Rich Chocolate ‘Bread & Butter’ Croissant Pudding
Prep Time:1 hour
Cook Time:1 hour
Serves:Serves
Ingredients
- 8 Mini Croissants
- Nutella Hazelnut Spread
- Chocolate Melts
- 8 prunes - halved
- 1 cup vanilla raw sugar or
- 1 cup of caster sugar 2 tsp pure vanilla extract
- Apricot Jam
- 6 eggs
- 1 cup cream
- 1 cup milk
- Whiskey Sauce
- 1 cup sugar
- 2 eggs
- 2 tbsp water
- ¼ cup whiskey
- 100g butter
- ¼ cup cream
Method
Grease a rectangular or round casserole dish with butter or a spray on oil.

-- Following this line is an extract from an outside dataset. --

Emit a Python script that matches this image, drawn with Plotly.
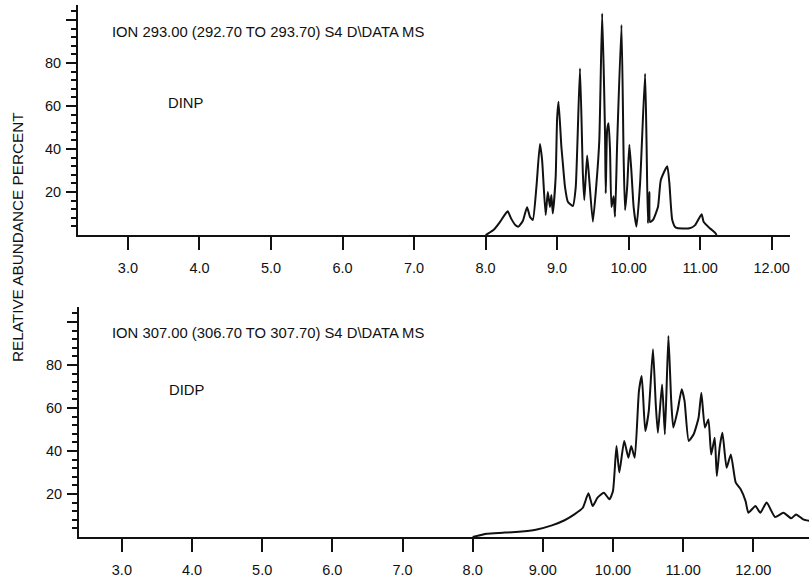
import plotly.graph_objects as go

# ---- data ----
dinp_time = [8.00, 8.05, 8.11, 8.20, 8.26, 8.31, 8.36, 8.42, 8.46, 8.52, 8.58, 8.62, 8.66, 8.71,
             8.76, 8.79, 8.84, 8.87, 8.90, 8.92, 8.94, 8.98, 9.00, 9.02, 9.06, 9.08, 9.11, 9.15,
             9.22, 9.26, 9.32, 9.36, 9.38, 9.42, 9.45, 9.50, 9.55, 9.59, 9.63, 9.67, 9.68, 9.70,
             9.72, 9.74, 9.76, 9.79, 9.81, 9.84, 9.90, 9.93, 9.95, 9.98, 10.01, 10.04, 10.07,
             10.11, 10.16, 10.23, 10.25, 10.27, 10.29, 10.30, 10.34, 10.41, 10.45, 10.54, 10.57,
             10.61, 10.66, 10.85, 10.93, 11.02, 11.05, 11.14, 11.21, 11.23]
dinp_abund = [0, 1, 2.3, 6, 9, 11, 7.5, 4.5, 3.9, 6.5, 12.9, 8.5, 7, 22,
              42.3, 35, 9.3, 20, 13, 18.6, 10, 27, 54, 62, 41, 33.5, 22.5, 15.5,
              13.5, 22, 77.5, 28.7, 16.3, 37, 25.6, 6.2, 24, 44, 103, 47, 19.4, 49,
              52, 39.5, 13, 18, 8.5, 43, 97.7, 36.4, 11.6, 22.5, 42, 29, 13,
              3.9, 24, 75, 44, 5.5, 20, 6, 7, 13, 25.6, 32, 24,
              7, 3.4, 3.1, 4.6, 9.6, 6, 3, 1, 0]

didp_time = [8.00, 8.20, 8.43, 8.66, 8.90, 9.13, 9.31, 9.45, 9.57, 9.65, 9.71, 9.78, 9.87, 9.95,
             10.00, 10.05, 10.09, 10.16, 10.22, 10.26, 10.31, 10.37, 10.41, 10.46, 10.51, 10.57,
             10.61, 10.64, 10.70, 10.74, 10.79, 10.83, 10.86, 10.92, 10.98, 11.02, 11.08, 11.15,
             11.22, 11.26, 11.31, 11.36, 11.40, 11.45, 11.48, 11.52, 11.56, 11.62, 11.68, 11.75,
             11.82, 11.89, 11.93, 12.03, 12.10, 12.19, 12.31, 12.43, 12.54, 12.61, 12.71, 12.80]
didp_abund = [0, 1.55, 2.0, 2.5, 3.4, 5.4, 7.8, 10.5, 13.6, 20.3, 14.4, 18.3, 20.6, 17.5,
              21.4, 42.3, 30, 44.7, 36.9, 42.3, 36.9, 67.9, 74.9, 49.3, 58.6, 87.3,
              61.7, 48.5, 71, 47.8, 93.5, 63.3, 50.9, 58.6, 68.7, 63.3, 44.7, 47.8,
              55.5, 67.1, 50.9, 54.7, 38.4, 46.2, 28.4, 41.5, 48.5, 32.2, 38.4, 25.3,
              22.2, 16.7, 11.3, 14.4, 11.3, 16, 9.3, 11.3, 8.7, 10.5, 8.2, 7.5]

x_ticks = [3, 4, 5, 6, 7, 8, 9, 10, 11, 12]
x_labels_top = ["3.0", "4.0", "5.0", "6.0", "7.0", "8.0", "9.0", "10.00", "11.00", "12.00"]
x_labels_bottom = ["3.0", "4.0", "5.0", "6.0", "7.0", "8.0", "9.00", "10.00", "11.00", "12.00"]
y_ticks = [20, 40, 60, 80, 100]
y_labels = ["20", "40", "60", "80", ""]

top_text = "ION 293.00 (292.70 TO 293.70) S4 D\\DATA MS"
bottom_text = "ION 307.00 (306.70 TO 307.70) S4 D\\DATA MS"
y_title = "RELATIVE ABUNDANCE PERCENT"

# ---- figure ----
W, H = 809, 581
FONT = "Liberation Sans, Arial, Helvetica, sans-serif"
INK = "#111111"

fig = go.Figure()
for xs, ys, xa, ya in [(dinp_time, dinp_abund, "x", "y"), (didp_time, didp_abund, "x2", "y2")]:
    fig.add_trace(go.Scatter(x=xs, y=ys, mode="lines",
                             line=dict(color=INK, width=2, shape="spline", smoothing=0.5),
                             xaxis=xa, yaxis=ya, showlegend=False, hoverinfo="skip"))

minor_vals = [v for v in range(4, 108, 4) if v % 20 != 0]

def xaxis_style(labels, rng, domain, anchor):
    return dict(domain=domain, range=rng, anchor=anchor, automargin=False,
                showgrid=False, zeroline=False,
                showline=True, linecolor=INK, linewidth=2,
                tickmode="array", tickvals=x_ticks, ticktext=labels,
                ticks="outside", ticklen=13, tickwidth=2, tickcolor=INK,
                ticklabelstandoff=6,
                tickfont=dict(family=FONT, size=14.5, color=INK))

def yaxis_style(domain, anchor):
    return dict(domain=domain, range=[0, 107], anchor=anchor, automargin=False,
                showgrid=False, zeroline=False,
                showline=True, linecolor=INK, linewidth=2,
                tickmode="array", tickvals=y_ticks, ticktext=y_labels,
                ticks="outside", ticklen=10, tickwidth=2, tickcolor=INK,
                ticklabelstandoff=2,
                minor=dict(tickmode="array", tickvals=minor_vals, ticks="outside",
                           ticklen=5, tickwidth=1.5, tickcolor=INK, showgrid=False),
                tickfont=dict(family=FONT, size=14.5, color=INK))

fig.update_layout(
    width=W, height=H,
    margin=dict(l=0, r=0, t=0, b=0, autoexpand=False),
    paper_bgcolor="white", plot_bgcolor="white",
    xaxis=xaxis_style(x_labels_top, [2.302, 12.256], [78 / W, 790 / W], "y"),
    yaxis=yaxis_style([1 - 235 / H, 1 - 5 / H], "x"),
    xaxis2=xaxis_style(x_labels_bottom, [2.389, 12.794], [79 / W, 1.0], "y2"),
    yaxis2=yaxis_style([1 - 537 / H, 1 - 307 / H], "x2"),
    font=dict(family=FONT, color=INK),
)

def ann(text, px, py, angle=0, xanchor="left", size=14.8):
    return dict(text=text, x=px / W, y=1 - py / H, xref="paper", yref="paper",
                xanchor=xanchor, yanchor="middle", showarrow=False, textangle=angle,
                font=dict(family=FONT, size=size, color=INK))

fig.update_layout(annotations=[
    ann(top_text, 110, 32),
    ann("DINP", 166, 103),
    ann(bottom_text, 110, 333),
    ann("DIDP", 167, 390),
    ann(y_title, 17, 237, angle=-90, xanchor="center", size=15.3),
])

fig.write_html("out.html", config={"displayModeBar": False},
               post_script="document.body.style.margin='0';document.body.style.padding='0';")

Tuck a chocolate melt into each croissant and place them into the casserole dish and evenly put the prunes between them. Beat the eggs and sugar together; add the cream, milk & vanilla and mix thoroughly. Pour the mixture over the croissants and leave to stand for 30 minutes. Bake in a water bath at 180° for 45 minutes or until the custard is set. Test with a skewer. Remove from the oven and spread the dessert with apricot jam. Now serve with Allyson Gofton’s Whiskey Sauce from the Great New Zealand Baking Book.
Whiskey Sauce
Put the sugar, water & butter into a small saucepan & heat gently, stirring constantly until the sugar in dissolved. Transfer to a double boiler or place this saucepan over another saucepan a quarter filled with water & stir in eggs & whiskey. Cook gently until the sauce is thickened. Sir in the cream.